The UK government has proposed that, following Brexit, EU businesses will be able to manually claim VAT refunds incurred prior to Brexit. The deadline to do so will be 30th September 2019 for VAT incurred in 2018 and 30 September 2020 for VAT incurred between 1 January 2019 and the final Brexit date. Following Brexit, a new scheme will be introduced that follows a similar process to the 13th Directive.
What Might Happen to VAT in a Brexit Scenario With a Deal?
There are a number of possible scenarios when it comes to the future of VAT should the UK leave the EU with a deal.
Under the Chequers’ deal proposed by Theresa May, the UK would continue to benefit from the same VAT system that applies to the rest of the EU – however, based on previous negotiations, it seems that the EU is unlikely to accept this part of the proposal. A ‘Canada-plus’ deal would also see the UK utilising the EU VAT system, with VAT required to be administered at the borders.
A ‘Switzerland’-style deal, on the other hand, would see us treated as a non-EU country, except for the aforementioned ‘place of supply’ rules and use of the reverse charge.
Current UK VAT legislation primarily centres around the UK’s VAT Act 1994, which is in turn based on EU VAT Directive 2006/112/EC (EVD) – a directive that is applied in different ways and to different degrees within each member state. Whether the UK leaves the EU with a deal or not, it’s likely that after Brexit, we will no longer be required to adhere to the legislation within the EVD – meaning there is likely to be more flexibility, and that we may be able to negotiate arrangements with each member state individually.
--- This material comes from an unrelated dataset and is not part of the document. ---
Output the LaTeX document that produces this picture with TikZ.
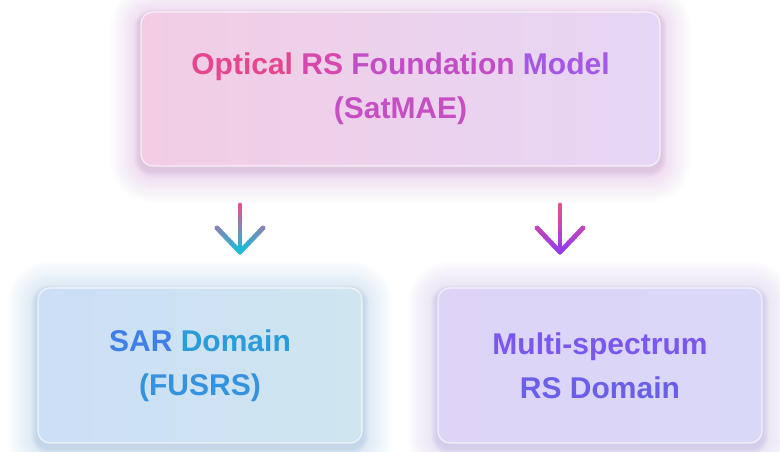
\documentclass[tikz,border=0pt]{standalone}
\usepackage{fontspec}
\setmainfont{Liberation Sans}
\usetikzlibrary{positioning,calc,backgrounds}

\definecolor{topL}{HTML}{F2CDE4}
\definecolor{topR}{HTML}{E6D6F5}
\definecolor{sarL}{HTML}{CCDFF6}
\definecolor{sarR}{HTML}{CFE5F0}
\definecolor{msL}{HTML}{DDD4F8}
\definecolor{msR}{HTML}{D9D8F8}
\definecolor{glowTop}{HTML}{D8A2DC}
\definecolor{glowSar}{HTML}{9CC8EC}
\definecolor{glowMs}{HTML}{C4B4F2}
\definecolor{shadeTop}{HTML}{B888B8}
\definecolor{shadeSar}{HTML}{88AACC}
\definecolor{shadeMs}{HTML}{A898D8}
\definecolor{optA}{HTML}{E5468F}
\definecolor{optB}{HTML}{D648AE}
\definecolor{optC}{HTML}{C24DC7}
\definecolor{optD}{HTML}{A557E6}
\definecolor{sat}{HTML}{C74FC4}
\definecolor{sarA}{HTML}{3F7FEA}
\definecolor{sarB}{HTML}{2A9CD9}
\definecolor{fus}{HTML}{3592DE}
\definecolor{msA}{HTML}{7A57EE}
\definecolor{msB}{HTML}{6B5FE9}
\definecolor{arrTop}{HTML}{E8508C}
\definecolor{arrCyan}{HTML}{22B8D8}
\definecolor{arrPurple}{HTML}{9A3CE8}

\newcommand{\gradarrow}[4]{%
  \foreach \k in {0,...,15}{%
    \pgfmathtruncatemacro{\mixa}{100-100*\k/15}%
    \draw[arrowline,#3!\mixa!#4] ($(#1)!\k/16!(#2)$) -- ($(#1)!\k/16+1/16!(#2)$);}%
  \foreach \s in {-1,1}{%
    \coordinate (wing) at ($(#2)+(\s*23,24)$);
    \foreach \k in {0,...,7}{%
      \pgfmathtruncatemacro{\mixa}{50-50*\k/7}%
      \draw[arrowline,#3!\mixa!#4] ($(wing)!\k/8!(#2)$) -- ($(wing)!\k/8+1/8!(#2)$);}}%
}

\begin{document}
\begin{tikzpicture}[x=1pt,y=1pt,on grid,
  box/.style={rounded corners=12pt,minimum width=324pt,minimum height=155pt,align=center,
    font=\bfseries\fontsize{30}{44}\selectfont,draw=white,draw opacity=0.7,line width=1.2pt},
  arrowline/.style={line width=4.8pt,line cap=round}]
  \useasboundingbox (0,0) rectangle (780,452);
  \node[box,minimum width=519pt,minimum height=154pt,left color=topL,right color=topR] (model) at (400.5,363)
    {\textcolor{optA}{Optical} \textcolor{optB}{RS} \textcolor{optC}{Foundation} \textcolor{optD}{Model}\\ \textcolor{sat}{(SatMAE)}};
  \node[box,left color=sarL,right color=sarR] (sar) [below left=276.5pt and 200.5pt of model]
    {\textcolor{sarA}{SAR} \textcolor{sarB}{Domain}\\ \textcolor{fus}{(FUSRS)}};
  \node[box,left color=msL,right color=msR] (ms) [below right=276.5pt and 199.5pt of model]
    {\textcolor{msA}{Multi-spectrum}\\ \textcolor{msB}{RS Domain}};

  \coordinate (sarTail) at (240,247);
  \coordinate (sarTip) at (240,200);
  \coordinate (msTail) at (560,247);
  \coordinate (msTip) at (560,200);
  \gradarrow{sarTail}{sarTip}{arrTop}{arrCyan}
  \gradarrow{msTail}{msTip}{arrTop}{arrPurple}

  \begin{scope}[on background layer]
    \fill[white] (0,0) rectangle (780,452);
    \foreach \n/\g/\h in {model/glowTop/shadeTop,sar/glowSar/shadeSar,ms/glowMs/shadeMs}{
      \foreach \r in {1,...,12}{
        \pgfmathsetmacro{\rr}{12+2.5*\r}
        \fill[\g,opacity=0.03,rounded corners=\rr pt]
          ([shift={(-2.5*\r,-2.5*\r-6)}]\n.south west) rectangle ([shift={(2.5*\r,2.5*\r-4)}]\n.north east);
      }
      \foreach \r in {1,...,4}{
        \pgfmathsetmacro{\rr}{12+1.5*\r}
        \fill[\h,opacity=0.07,rounded corners=\rr pt]
          ([shift={(-1.5*\r,-1.5*\r-4)}]\n.south west) rectangle ([shift={(1.5*\r,1.5*\r-4)}]\n.north east);
      }
    }
  \end{scope}
\end{tikzpicture}
\end{document}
As is the case with a number of matters regarding the UK’s interaction with EU member states following our departure, the precise outcome of Brexit regarding trade is yet to be ascertained. Until we have a clear deal it will be difficult to predict where the UK will fit in terms of the wider world’s trading landscape. However, it is likely that leaving without a deal will lead to our businesses paying VAT and excise duty upon import, while our exports will be zero-rated – in a similar system to the way taxation and customs duties work between the EU and the rest of the world.
Specific systems – such as postponed accounting and registration for import VAT on goods worth £135 or less are likely to protect UK businesses from logistical and cash flow issues, but we still await the establishment of a clearer overall arrangement.